Alors que se met en place la réglementation européenne des services et marchés numériques, le Parlement européen s’est penché cet été sur la régulation de l’intelligence artificielle (IA), fondée sur une échelle des risques de chaque algorithme ou système. Ces projets s’inscrivent dans un contexte international où Etats, organisations et institutions tâchent de développer des cadres d’analyse permettant de telles régulations.

En parallèle, de nombreux acteurs, principalement académiques ou associatifs, appellent à la création d’agences nationales chargées de la sécurité algorithmique. La plupart de ces propositions reposent sur un équivalent de l’Agence française du médicament ou de la Food & Drug Administration aux Etats-Unis, qui contrôlerait a priori la dangerosité d’un algorithme ou système d’IA et autoriserait sa mise sur le marché.

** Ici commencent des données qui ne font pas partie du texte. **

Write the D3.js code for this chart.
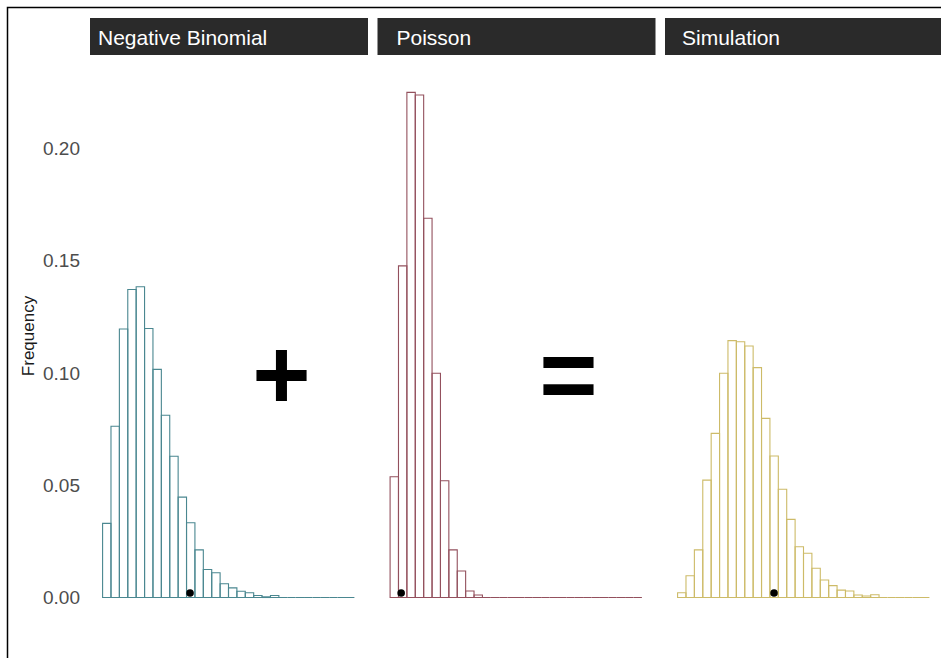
<!DOCTYPE html>
<html>
<head>
<meta charset="utf-8">
<script src="https://cdn.jsdelivr.net/npm/d3@7"></script>
<style>
  body { margin: 0; background: #fff; }
  svg { display: block; font-family: "Liberation Sans", Arial, sans-serif; }
</style>
</head>
<body>
<div id="chart"></div>
<script>
// panneaux (facettes)
var panelNames = ["Negative Binomial", "Poisson", "Simulation"];

// fréquences par classe (30 classes communes aux trois panneaux)
var nbFreq = [0.0330, 0.0763, 0.1196, 0.1372, 0.1384, 0.1198, 0.1016, 0.0812, 0.0629, 0.0447,
              0.0333, 0.0212, 0.0125, 0.0110, 0.0061, 0.0043, 0.0028, 0.0021, 0.0009, 0.0003,
              0.0009, 0, 0, 0, 0, 0, 0, 0, 0, 0];
var poisFreq = [0.0538, 0.1477, 0.2250, 0.2238, 0.1689, 0.0999, 0.0520, 0.0212, 0.0118, 0.0029,
                0.0011, 0, 0, 0, 0, 0, 0, 0, 0, 0,
                0, 0, 0, 0, 0, 0, 0, 0, 0, 0];
var simFreq = [0.0021, 0.0097, 0.0212, 0.0523, 0.0731, 0.0999, 0.1144, 0.1139, 0.1120, 0.1024,
               0.0798, 0.0630, 0.0482, 0.0348, 0.0226, 0.0197, 0.0130, 0.0078, 0.0053, 0.0033,
               0.0029, 0.0011, 0.0007, 0.0012, 0, 0, 0, 0, 0, 0];

// valeur observée (position en unités de classe) pour chaque panneau
var observed = [10.42, 1.32, 11.49];
var observedY = 0.002;

var yTicks = [0, 0.05, 0.10, 0.15, 0.20];
var operators = ["+", "="];

var colors = ["#4a8790", "#93505d", "#cdbb68"];

// paramètres de base
var width = 941, height = 658;
var panelW = 277;
var panelX = [90, 377.5, 665];
var labelOffset = [8, 19, 17];

var svg = d3.select("#chart").append("svg")
  .attr("width", width)
  .attr("height", height);

// cadre (bord gauche et haut)
svg.append("path")
  .attr("d", "M7.5," + height + "V7.5H" + width)
  .attr("fill", "none")
  .attr("stroke", "#000")
  .attr("stroke-width", 1.5);

var x = d3.scaleLinear().domain([-1.5, 31.5]).range([0, panelW]);
var y = d3.scaleLinear().domain([0, 0.2]).range([597.5, 148.5]);

// axe Y sans ligne ni tirets
var yAxis = svg.append("g")
  .attr("transform", "translate(80,0)")
  .call(d3.axisLeft(y).tickValues(yTicks).tickFormat(d3.format(".2f")).tickSize(0).tickPadding(0));
yAxis.select(".domain").remove();
yAxis.selectAll("text")
  .attr("fill", "#4d4d4d")
  .style("font-size", "19px")
  .style("font-family", "Liberation Sans, Arial, sans-serif");

svg.append("text")
  .attr("transform", "translate(34,336) rotate(-90)")
  .attr("text-anchor", "middle")
  .attr("fill", "#1a1a1a")
  .style("font-size", "17px")
  .text("Frequency");

var series = [nbFreq, poisFreq, simFreq];

panelNames.forEach(function(name, p) {
  var g = svg.append("g").attr("transform", "translate(" + panelX[p] + ",0)");

  // bandeau du titre
  g.append("rect")
    .attr("x", 0).attr("y", 18)
    .attr("width", panelW + 1).attr("height", 37)
    .attr("fill", "#2a2a2a");
  g.append("text")
    .attr("x", labelOffset[p]).attr("y", 45)
    .attr("fill", "#fff")
    .style("font-size", "21px")
    .text(name);

  // histogramme : un contour par classe (les classes vides restent une ligne)
  g.selectAll("path.bar").data(series[p])
    .enter()
    .append("path")
    .attr("class", "bar")
    .attr("d", function(d, i) {
      return "M" + x(i) + "," + y(0) + "V" + y(d) + "H" + x(i + 1) + "V" + y(0) + "Z";
    })
    .attr("fill", "none")
    .attr("stroke", colors[p])
    .attr("stroke-width", 1.1);

  // point de la valeur observée
  g.append("circle")
    .attr("cx", x(observed[p]))
    .attr("cy", y(observedY))
    .attr("r", 3.8)
    .attr("fill", "#000");
});

// signes + et =
var opX = [281.5, 568.5];
operators.forEach(function(op, k) {
  svg.append("text")
    .attr("x", opX[k])
    .attr("y", 409)
    .attr("text-anchor", "middle")
    .attr("fill", "#000")
    .style("font-size", "100px")
    .style("font-weight", "bold")
    .text(op);
});
</script>
</body>
</html>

Malheureusement, de telles propositions se leurrent quant à leur impact effectif. En effet, bien que toute étude préalable des risques et des impacts prévisibles soit bienvenue, elle ne servira en réalité pas à grand-chose si une surveillance et un contrôle en continu ne sont pas instaurés. L’erreur que font ces analystes et experts tient à ce qu’ils pensent l’algorithme comme un objet informatique ou mathématique issu des sciences exactes, qui produirait toujours des effets identiques, d’où l’analogie avec le médicament : si ses effets peuvent fluctuer d’un individu à l’autre, l’action biologique de l’aspirine n’a pas varié depuis sa découverte.

Mais le corps social est, quant à lui, toujours en évolution. Il faut donc en réalité interpréter l’algorithme comme un phénomène comportemental, voué à générer, lors de sa diffusion et de son appropriation par les utilisateurs, des interactions et donc des risques, qui pourraient sembler a priori imprévisibles. Qui, en effet, avait envisagé, lors de la création de Facebook comme un réseau d’anciens élèves, que ce type de plate-forme pourrait faciliter des phénomènes politiques aussi divers que les « printemps arabes » ou les révolutions de couleur dans l’ex-URSS, l’apparition du Tea Party et l’émergence de Donald Trump ou de Qanon ?

Recette nouvelle pour objectif ancien

Pour concevoir une agence de sécurité des algorithmes et de l’IA, il faut donc penser – et surtout prévoir – l’impact sur les comportements humains et les perceptions que ceux-ci en ont, les effets d’interactions dynamiques et de réseau. L’algorithme n’est en effet qu’une recette nouvelle pour un objectif bien ancien : le principe même de toute politique publique est d’influencer les comportements des individus. L’histoire est en ce sens parsemée de nos échecs.